Enjoy the next 4 minutes and 18 seconds.
Jeff & Jason
One star …
… is the rating that Uber and Lyft driver’s protest gets. How pathetic was the walkout, er, turn off? It wasn’t large enough to even cause a price hike in NYC or San Francisco (London riders reported a 1.8x surge price, but it was also raining). Around 300 people in San Fran, most of whom probably cover Uber for TechCrunch, took to the streets outside of Uber HQ. In London? 30 people.
Uber, with a sh*t eating grin on its face, confirmed that the protests weren’t all that effective. In fact, figures indicate that Uber had only 500 fewer drivers on the road in Manhattan … representing less than 1% of its total NYC drivers. Tough break, protestors.
Despite the lackluster showing, the walkout, planned strategically ahead of Uber’s Friday IPO, brings attention to one of the ride-hailing companies’ pain points: its drivers … who are most certainly not employees. The business models that Uber, Lyft and others are built on rely on cheap labor performed by contractors. Contractor (vs. employee) status allows the companies to skirt minimum wage laws and avoid paying for costly benefits.

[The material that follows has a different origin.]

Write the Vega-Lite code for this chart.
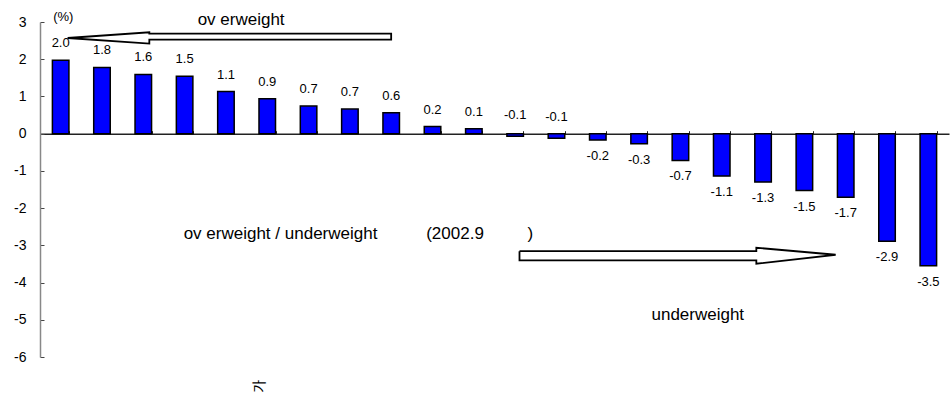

The rich keep getting richer
But Uber brass didn’t have time to laugh maniacally at their struggling third-party operators. For they were busy deciding how much money they would raise via an IPO. You might have heard that Uber is set to go public on Friday and plans to officially price its share today.
But Uber isn’t trying to pull a Lyft, which offered its shares at the high end of its range and has since come crashing back to earth. Uber will offer stock somewhere between $44 and $50, or possibly lower.
For what was touted as the most highly anticipated IPO EVER, the debut couldn’t come at a worse time: ride-hailing sentiment is at an all-time low (thanks Lyft, which was down almost 11% yesterday) and the stock market has taken a beating thanks to Donny Politics’ trade aggression.
Bottom line: “I’ve ridden in Uber XLs with more people than this protest attracted.” – Jason
Counting chickens …
… and hopefully this time they hatch.
GM has entered a preliminary agreement to sell its Lordstown, OH plant, which it closed earlier this year, to Workhorse, a company dedicated to building electric trucks. Can we all agree that this is a much better name than Tesla?
In November, GM announced it would be closing Lordstown, along with 3 other US plants, and one Canadian site, in an effort to free up cash to develop more self-driving and electric cars. The closure of the Lordstown plant came with the loss of 1,700 jobs. Jobs mostly held by United Auto Workers union members.
And more good news: GM announced that it plans to invest more than $700M in Ohio, creating more than 450 jobs across its already existing Toledo, Moraine, and Parma factories. This will undoubtedly be the biggest economic boon for the state since Lebron James returned to Cleveland.
Not so fast
While Donald Trump took to Twitter to congratulate and thank GM CEO Mary Barra, there are still some hoops to jump through. For one, the UAW needs to sign off on the deal … and just ask Jimmy Hoffa how easy it is to negotiate with union leadership.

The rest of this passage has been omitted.